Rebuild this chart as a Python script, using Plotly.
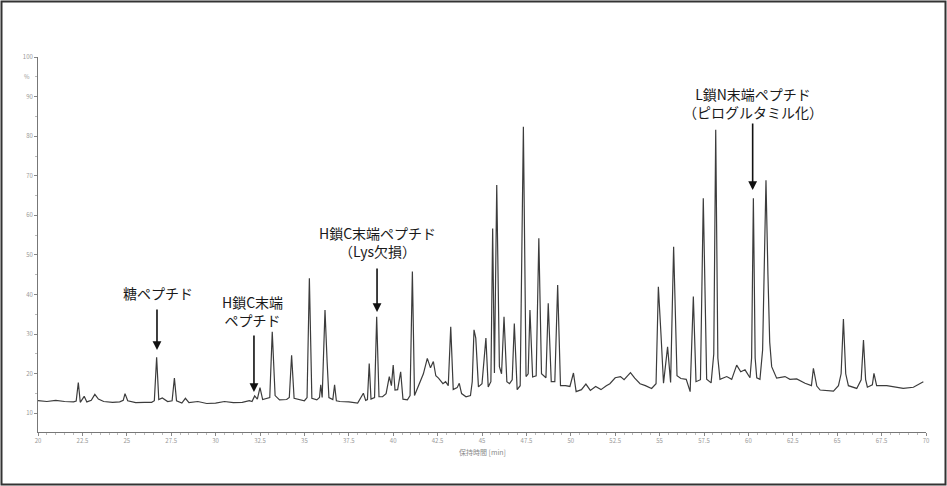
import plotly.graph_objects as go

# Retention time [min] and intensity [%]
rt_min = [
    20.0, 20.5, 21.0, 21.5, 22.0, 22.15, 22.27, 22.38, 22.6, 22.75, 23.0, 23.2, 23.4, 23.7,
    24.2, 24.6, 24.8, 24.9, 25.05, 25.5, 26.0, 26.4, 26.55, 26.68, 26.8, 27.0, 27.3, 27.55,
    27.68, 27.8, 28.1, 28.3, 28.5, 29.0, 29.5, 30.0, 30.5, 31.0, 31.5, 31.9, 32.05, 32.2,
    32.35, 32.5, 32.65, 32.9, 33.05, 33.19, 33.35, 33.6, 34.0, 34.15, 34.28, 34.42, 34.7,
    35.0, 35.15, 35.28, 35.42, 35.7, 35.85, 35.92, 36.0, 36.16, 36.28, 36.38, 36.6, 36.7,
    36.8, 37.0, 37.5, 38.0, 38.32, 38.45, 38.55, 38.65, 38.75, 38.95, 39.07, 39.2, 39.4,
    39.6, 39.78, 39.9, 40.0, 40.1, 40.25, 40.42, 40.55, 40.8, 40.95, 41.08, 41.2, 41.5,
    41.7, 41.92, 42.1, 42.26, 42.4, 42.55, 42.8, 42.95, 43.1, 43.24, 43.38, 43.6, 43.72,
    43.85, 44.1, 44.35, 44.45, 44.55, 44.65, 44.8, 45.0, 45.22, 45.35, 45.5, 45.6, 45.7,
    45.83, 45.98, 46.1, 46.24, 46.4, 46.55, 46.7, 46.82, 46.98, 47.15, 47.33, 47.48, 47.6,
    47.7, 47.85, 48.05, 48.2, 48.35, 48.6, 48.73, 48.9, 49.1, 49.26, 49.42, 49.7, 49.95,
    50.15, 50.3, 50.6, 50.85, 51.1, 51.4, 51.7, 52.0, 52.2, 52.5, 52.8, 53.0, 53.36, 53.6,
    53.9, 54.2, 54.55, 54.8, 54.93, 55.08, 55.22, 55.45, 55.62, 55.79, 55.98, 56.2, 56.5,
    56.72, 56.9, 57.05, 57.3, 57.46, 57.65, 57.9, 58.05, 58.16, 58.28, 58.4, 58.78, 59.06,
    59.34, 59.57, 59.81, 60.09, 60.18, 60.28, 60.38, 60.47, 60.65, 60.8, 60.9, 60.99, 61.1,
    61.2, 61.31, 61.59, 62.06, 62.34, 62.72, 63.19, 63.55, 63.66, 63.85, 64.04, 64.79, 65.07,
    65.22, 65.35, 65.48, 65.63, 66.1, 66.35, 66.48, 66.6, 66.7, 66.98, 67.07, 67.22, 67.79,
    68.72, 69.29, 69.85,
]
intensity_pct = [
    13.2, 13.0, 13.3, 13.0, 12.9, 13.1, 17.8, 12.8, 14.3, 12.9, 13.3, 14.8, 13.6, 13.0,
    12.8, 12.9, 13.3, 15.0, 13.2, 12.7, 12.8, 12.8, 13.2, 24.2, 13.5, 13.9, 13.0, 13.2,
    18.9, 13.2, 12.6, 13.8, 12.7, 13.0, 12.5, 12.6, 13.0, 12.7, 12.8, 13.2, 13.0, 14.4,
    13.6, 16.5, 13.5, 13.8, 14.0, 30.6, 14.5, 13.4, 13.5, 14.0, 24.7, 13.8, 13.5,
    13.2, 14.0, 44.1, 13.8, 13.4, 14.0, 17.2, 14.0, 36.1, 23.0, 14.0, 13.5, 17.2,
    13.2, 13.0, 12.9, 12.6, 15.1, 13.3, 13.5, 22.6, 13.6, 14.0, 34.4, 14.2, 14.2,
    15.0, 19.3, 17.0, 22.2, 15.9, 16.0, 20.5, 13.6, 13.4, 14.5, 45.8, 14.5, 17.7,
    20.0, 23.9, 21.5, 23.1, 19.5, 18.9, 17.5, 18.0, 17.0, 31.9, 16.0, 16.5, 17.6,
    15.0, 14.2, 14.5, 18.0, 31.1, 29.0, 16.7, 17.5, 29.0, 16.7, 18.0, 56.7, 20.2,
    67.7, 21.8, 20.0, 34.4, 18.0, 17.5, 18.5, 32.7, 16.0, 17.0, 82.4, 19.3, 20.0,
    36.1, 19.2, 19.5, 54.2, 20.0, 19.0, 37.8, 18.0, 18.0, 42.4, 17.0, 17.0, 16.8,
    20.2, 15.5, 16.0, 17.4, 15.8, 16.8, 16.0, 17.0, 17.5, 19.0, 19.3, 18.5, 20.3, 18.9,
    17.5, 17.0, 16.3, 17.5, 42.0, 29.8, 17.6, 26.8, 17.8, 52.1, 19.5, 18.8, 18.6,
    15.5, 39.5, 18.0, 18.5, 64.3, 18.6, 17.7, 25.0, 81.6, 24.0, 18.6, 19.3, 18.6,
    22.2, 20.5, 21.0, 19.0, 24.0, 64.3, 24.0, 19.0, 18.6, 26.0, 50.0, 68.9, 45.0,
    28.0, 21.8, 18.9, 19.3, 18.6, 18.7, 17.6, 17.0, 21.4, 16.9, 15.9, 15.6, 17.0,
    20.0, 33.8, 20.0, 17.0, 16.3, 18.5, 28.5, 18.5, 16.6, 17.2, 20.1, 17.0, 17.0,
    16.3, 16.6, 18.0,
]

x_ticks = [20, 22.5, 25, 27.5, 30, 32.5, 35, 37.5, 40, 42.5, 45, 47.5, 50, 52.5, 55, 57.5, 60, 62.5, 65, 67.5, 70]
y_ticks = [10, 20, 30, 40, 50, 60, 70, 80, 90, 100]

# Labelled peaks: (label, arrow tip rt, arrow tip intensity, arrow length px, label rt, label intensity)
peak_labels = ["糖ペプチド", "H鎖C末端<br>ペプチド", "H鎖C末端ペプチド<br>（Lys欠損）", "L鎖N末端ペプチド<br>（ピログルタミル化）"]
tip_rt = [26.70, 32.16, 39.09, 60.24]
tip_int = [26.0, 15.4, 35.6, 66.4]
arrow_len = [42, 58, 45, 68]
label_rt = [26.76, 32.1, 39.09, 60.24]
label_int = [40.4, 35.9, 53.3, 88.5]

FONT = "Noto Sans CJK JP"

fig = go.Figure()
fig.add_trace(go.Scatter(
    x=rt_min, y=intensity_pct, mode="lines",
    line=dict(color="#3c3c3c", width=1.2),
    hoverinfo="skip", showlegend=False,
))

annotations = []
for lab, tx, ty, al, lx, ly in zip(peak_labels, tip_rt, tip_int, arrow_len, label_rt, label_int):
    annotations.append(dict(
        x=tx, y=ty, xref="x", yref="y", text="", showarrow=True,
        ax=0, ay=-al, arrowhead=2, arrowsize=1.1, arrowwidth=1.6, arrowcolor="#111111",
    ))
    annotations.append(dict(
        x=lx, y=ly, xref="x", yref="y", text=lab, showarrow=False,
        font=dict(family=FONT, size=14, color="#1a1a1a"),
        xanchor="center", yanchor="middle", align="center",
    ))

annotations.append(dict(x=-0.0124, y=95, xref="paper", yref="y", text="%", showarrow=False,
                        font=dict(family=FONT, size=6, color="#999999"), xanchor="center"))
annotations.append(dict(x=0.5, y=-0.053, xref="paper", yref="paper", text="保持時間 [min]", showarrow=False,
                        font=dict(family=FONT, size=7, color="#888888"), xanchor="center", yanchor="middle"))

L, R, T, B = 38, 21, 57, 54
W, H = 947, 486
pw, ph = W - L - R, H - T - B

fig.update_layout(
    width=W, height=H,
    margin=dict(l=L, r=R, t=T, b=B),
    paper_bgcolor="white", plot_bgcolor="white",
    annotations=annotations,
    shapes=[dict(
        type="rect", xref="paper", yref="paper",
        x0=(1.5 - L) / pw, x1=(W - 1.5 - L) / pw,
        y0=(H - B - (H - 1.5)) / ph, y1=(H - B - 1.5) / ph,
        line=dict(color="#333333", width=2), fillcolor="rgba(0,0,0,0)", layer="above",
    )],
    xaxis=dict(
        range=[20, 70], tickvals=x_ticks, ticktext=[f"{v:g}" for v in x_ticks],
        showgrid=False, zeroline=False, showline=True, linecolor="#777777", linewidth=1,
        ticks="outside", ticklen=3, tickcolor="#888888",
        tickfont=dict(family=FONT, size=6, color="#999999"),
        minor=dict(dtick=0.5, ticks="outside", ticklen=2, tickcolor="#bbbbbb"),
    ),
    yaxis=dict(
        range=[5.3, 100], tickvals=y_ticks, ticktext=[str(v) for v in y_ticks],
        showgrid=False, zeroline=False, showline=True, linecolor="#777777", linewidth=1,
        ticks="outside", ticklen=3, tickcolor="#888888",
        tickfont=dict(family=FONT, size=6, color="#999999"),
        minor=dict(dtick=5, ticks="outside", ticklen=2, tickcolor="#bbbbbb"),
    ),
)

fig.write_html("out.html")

★ ★ ★

◆ AIM OF THE EXERCISE ◆
Up to and including the line with "import plotly.graph_objects as go", copy the data above from its first line. Skip pictures.

◆ SOLUTION TO THIS PROBLEM ◆
Rebuild this chart as a Python script, using Plotly.
import plotly.graph_objects as go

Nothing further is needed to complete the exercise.